PART III. Norm Pattis, reviewing a novel, The Oregon Experiment, about a “not-so-young college professor with a professional interest in anarchism [who] puts his theory into practice in Oregon”:

My heart belongs with anarchists everywhere. I can’t quite shake the sense that government is a hoax, especially now, when I see right and left posture about the debt ceiling. While these fools bob and weave and avoid any pragmatic sense of compromise, the rest of us sit helplessly by, watching, paying taxes and, at least for the believers among us, praying that the it all doesn’t come crashing down around our ears. Some part of me says bring the crash on. I’ve an active apocalyptic gene.

But I am also late-middle-aged, a man with mortgages, children now out of college, employees, a vast network of commitments in a social web that seems forever out of control, but just serviceable enough to provide an anchor. Like the politicians I abhor, I have become vested in a world that doesn’t work. I behold anarchy with something like a pleasing sense of horror: I want to see what happens when the walls come tumbling down; I just don’t want one of those walls to fall on me or my family.

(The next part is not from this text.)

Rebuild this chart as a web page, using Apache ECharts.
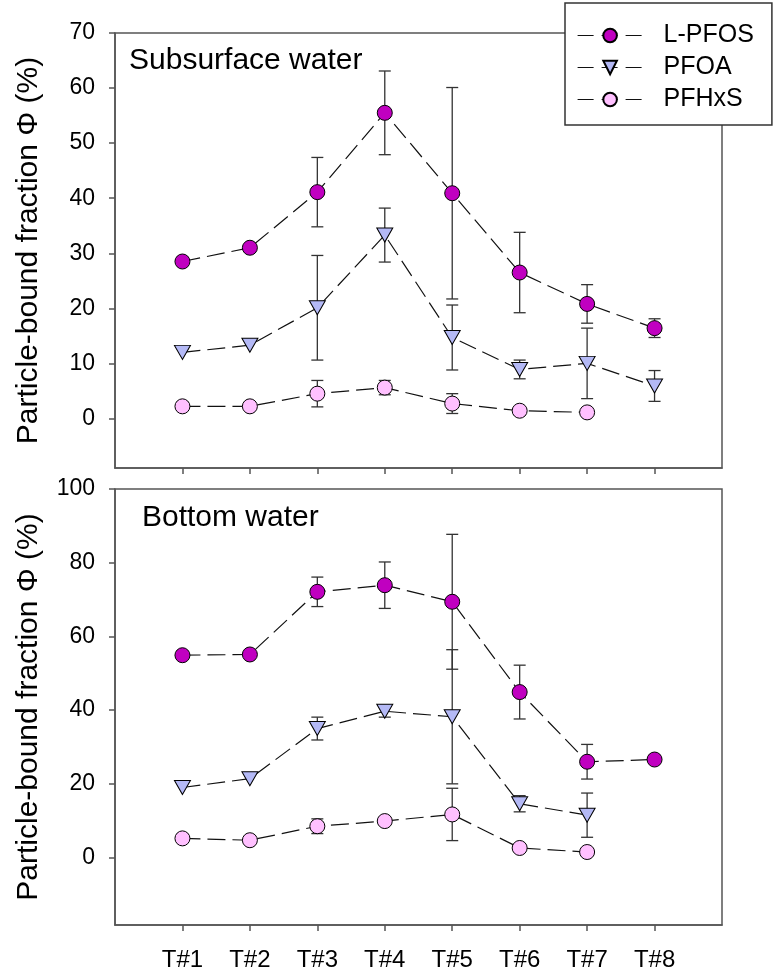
<!DOCTYPE html>
<html>
<head>
<meta charset="utf-8">
<script src="https://cdn.jsdelivr.net/npm/echarts@6/dist/echarts.min.js"></script>
<style>
  html, body { margin: 0; padding: 0; background: #fff; }
  #main { width: 779px; height: 974px; }
</style>
</head>
<body>
<div id="main"></div>
<script>
var categories = ['T#1', 'T#2', 'T#3', 'T#4', 'T#5', 'T#6', 'T#7', 'T#8'];
var seriesNames = ['L-PFOS', 'PFOA', 'PFHxS'];

// subsurface water (top panel)
var lpfosSub = [28.5, 31.0, 41.1, 55.5, 40.9, 26.5, 20.8, 16.4];
var lpfosSubErr = [0, 0, 6.3, 7.6, 19.2, 7.3, 3.5, 1.7];
var pfoaSub = [12.0, 13.3, 20.1, 33.3, 14.7, 8.9, 10.0, 5.9];
var pfoaSubErr = [0, 0, 9.5, 4.9, 5.9, 1.7, 6.4, 2.8];
var pfhxsSub = [2.2, 2.2, 4.5, 5.6, 2.7, 1.4, 1.1, null];
var pfhxsSubErr = [0, 0, 2.4, 1.3, 1.8, 0, 0, 0];

// bottom water (lower panel)
var lpfosBot = [54.9, 55.1, 72.1, 73.9, 69.4, 44.9, 26.0, 26.6];
var lpfosBotErr = [0, 0, 4.0, 6.3, 18.3, 7.3, 4.7, 0];
var pfoaBot = [19.0, 21.4, 35.0, 39.7, 38.2, 14.6, 11.5, null];
var pfoaBotErr = [0, 0, 3.1, 1.6, 18.2, 2.2, 6.0, 0];
var pfhxsBot = [5.2, 4.7, 8.5, 9.9, 11.7, 2.6, 1.5, null];
var pfhxsBotErr = [0, 0, 2.0, 0, 7.1, 0, 0, 0];

var ticksSub = [0, 10, 20, 30, 40, 50, 60, 70];
var ticksBot = [0, 20, 40, 60, 80, 100];
var xTicks = [1, 2, 3, 4, 5, 6, 7, 8];

var FONT = 'Liberation Sans, Arial, sans-serif';
var frameColor = '#555';
var colors = { 'L-PFOS': '#C000C0', 'PFOA': '#B4B9F6', 'PFHxS': '#FFC0FF' };
var symbols = { 'L-PFOS': 'circle', 'PFOA': 'triangle', 'PFHxS': 'circle' };

var myChart = echarts.init(document.getElementById('main'));

function pts(vals) {
    return vals.map(function (v, i) { return [i + 1, v]; }).filter(function (d) { return d[1] != null; });
}
function errPts(vals, errs) {
    return vals.map(function (v, i) { return [i + 1, v, errs[i]]; })
        .filter(function (d) { return d[1] != null && d[2] > 0; });
}

function lineSeries(name, vals, idx) {
    return {
        name: name,
        type: 'line',
        xAxisIndex: idx,
        yAxisIndex: idx,
        data: pts(vals),
        symbol: symbols[name],
        symbolSize: name === 'PFOA' ? [16, 14] : 15,
        symbolRotate: name === 'PFOA' ? 180 : 0,
        showAllSymbol: true,
        z: 3,
        lineStyle: { color: '#111', width: 1.2, type: [18, 7] },
        itemStyle: { color: colors[name], borderColor: '#000', borderWidth: 1 },
        emphasis: { disabled: true },
        animation: false
    };
}

// error bars (SD), drawn under the markers
function errSeries(name, vals, errs, idx) {
    return {
        name: name + ' SD',
        type: 'custom',
        xAxisIndex: idx,
        yAxisIndex: idx,
        data: errPts(vals, errs),
        z: 2,
        renderItem: function (params, api) {
            var x = api.value(0), y = api.value(1), e = api.value(2);
            var hi = api.coord([x, y + e]);
            var lo = api.coord([x, y - e]);
            var w = 6;
            var st = { stroke: '#333', lineWidth: 1.3 };
            return {
                type: 'group',
                children: [
                    { type: 'line', shape: { x1: hi[0], y1: hi[1], x2: lo[0], y2: lo[1] }, style: st },
                    { type: 'line', shape: { x1: hi[0] - w, y1: hi[1], x2: hi[0] + w, y2: hi[1] }, style: st },
                    { type: 'line', shape: { x1: lo[0] - w, y1: lo[1], x2: lo[0] + w, y2: lo[1] }, style: st }
                ]
            };
        },
        animation: false
    };
}

function xAxis(idx, showLabels) {
    return {
        type: 'value',
        gridIndex: idx,
        min: 0,
        max: 9,
        axisLine: { show: true, onZero: false, lineStyle: { color: frameColor, width: 1.5 } },
        axisTick: { show: true, length: 6, customValues: xTicks, lineStyle: { color: frameColor, width: 1.5 } },
        axisLabel: {
            show: showLabels,
            customValues: xTicks,
            margin: 23,
            color: '#000',
            fontSize: 24,
            fontFamily: FONT,
            formatter: function (v) { return categories[v - 1]; }
        },
        splitLine: { show: false }
    };
}

function yAxis(idx, min, max, ticks) {
    return {
        type: 'value',
        gridIndex: idx,
        min: min,
        max: max,
        name: 'Particle-bound fraction \u03A6 (%)',
        nameLocation: 'middle',
        nameGap: 71,
        nameTextStyle: { fontSize: 30, color: '#000', fontFamily: FONT },
        axisLine: { show: true, onZero: false, lineStyle: { color: frameColor, width: 1.5 } },
        axisTick: { show: true, length: 6, customValues: ticks, lineStyle: { color: frameColor, width: 1.5 } },
        axisLabel: { customValues: ticks, margin: 20, color: '#000', fontSize: 23, fontFamily: FONT },
        splitLine: { show: false }
    };
}

var option = {
    backgroundColor: '#fff',
    title: [
        { text: 'Subsurface water', left: 124, top: 41, textStyle: { fontSize: 30, fontWeight: 'normal', color: '#000', fontFamily: FONT } },
        { text: 'Bottom water', left: 137, top: 498, textStyle: { fontSize: 30, fontWeight: 'normal', color: '#000', fontFamily: FONT } }
    ],
    legend: {
        data: seriesNames,
        orient: 'vertical',
        left: 565,
        top: 3,
        padding: [20, 18, 13, 12],
        itemGap: 7,
        itemWidth: 65,
        itemHeight: 17,
        backgroundColor: '#fff',
        borderColor: '#333',
        borderWidth: 1.5,
        borderRadius: 0,
        selectedMode: false,
        lineStyle: { color: '#111', width: 1.2, type: [16, 8] },
        textStyle: { fontSize: 25, color: '#000', fontFamily: FONT, padding: [0, 0, 0, 16] }
    },
    grid: [
        { left: 115, right: 57, top: 33, height: 435, show: true, borderColor: frameColor, borderWidth: 1.5, backgroundColor: 'transparent' },
        { left: 115, right: 57, top: 489, height: 436, show: true, borderColor: frameColor, borderWidth: 1.5, backgroundColor: 'transparent' }
    ],
    xAxis: [xAxis(0, false), xAxis(1, true)],
    yAxis: [yAxis(0, -9, 70, ticksSub), yAxis(1, -18.3, 100, ticksBot)],
    series: [
        lineSeries('L-PFOS', lpfosSub, 0),
        lineSeries('PFOA', pfoaSub, 0),
        lineSeries('PFHxS', pfhxsSub, 0),
        errSeries('L-PFOS', lpfosSub, lpfosSubErr, 0),
        errSeries('PFOA', pfoaSub, pfoaSubErr, 0),
        errSeries('PFHxS', pfhxsSub, pfhxsSubErr, 0),
        lineSeries('L-PFOS', lpfosBot, 1),
        lineSeries('PFOA', pfoaBot, 1),
        lineSeries('PFHxS', pfhxsBot, 1),
        errSeries('L-PFOS', lpfosBot, lpfosBotErr, 1),
        errSeries('PFOA', pfoaBot, pfoaBotErr, 1),
        errSeries('PFHxS', pfhxsBot, pfhxsBotErr, 1)
    ]
};

myChart.setOption(option);
</script>
</body>
</html>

PART IV. Albert Jay Nock’s essay “A Little Conserva-tive,” published in the Atlantic Monthly in 1936

PART V. Kevin Carson at the Center for a Stateless Society on “counter-economics”:

The late Samuel Edward Konkin III (SEK3), in the New Libertarian Manifesto, coined the term “counter-economics” to describe the building of an economy outside the corporate-state nexus, and operating below its radar.   The counter-economy would evade both state regulations and state taxation, starve the state of the revenues it needed to operate, and eventually supplant the corporate-state economy.

Unfortunately, SEK3 took too narrow a view of the counter-economy:  rather than viewing illegality as a means to an end, he viewed it as an end in itself, and as the defining characteric of counter-economics.  That approach is unsatisfactory, since it means we define our efforts in terms of the state rather than in terms of our own self-derived goals.

Indeed, the state’s own statism is a means to an end, and defined largely in relation to our own self-determined goals:  to prevent us from supporting ourselves in comfort, independently of the corporate-state nexus and wage employment, and from receiving the full product of our labor.

If counter-economics is the means, we should also remember that the means is the end in progress.  Evading the state is not an end in itself; it is, rather, a means of accomplishing what we would want to accomplish for its own sake, even if the state never existed.  Counter-economics is the building of the kind of society and economy we want right now.  And if we define it that way, it dovetails nicely with many similar concepts prevalent on the libertarian, decentralist Left:  counter-institutions, dual power, and (that wonderful Wobbly slogan) “building the foundation of the new society within the shell of the old.”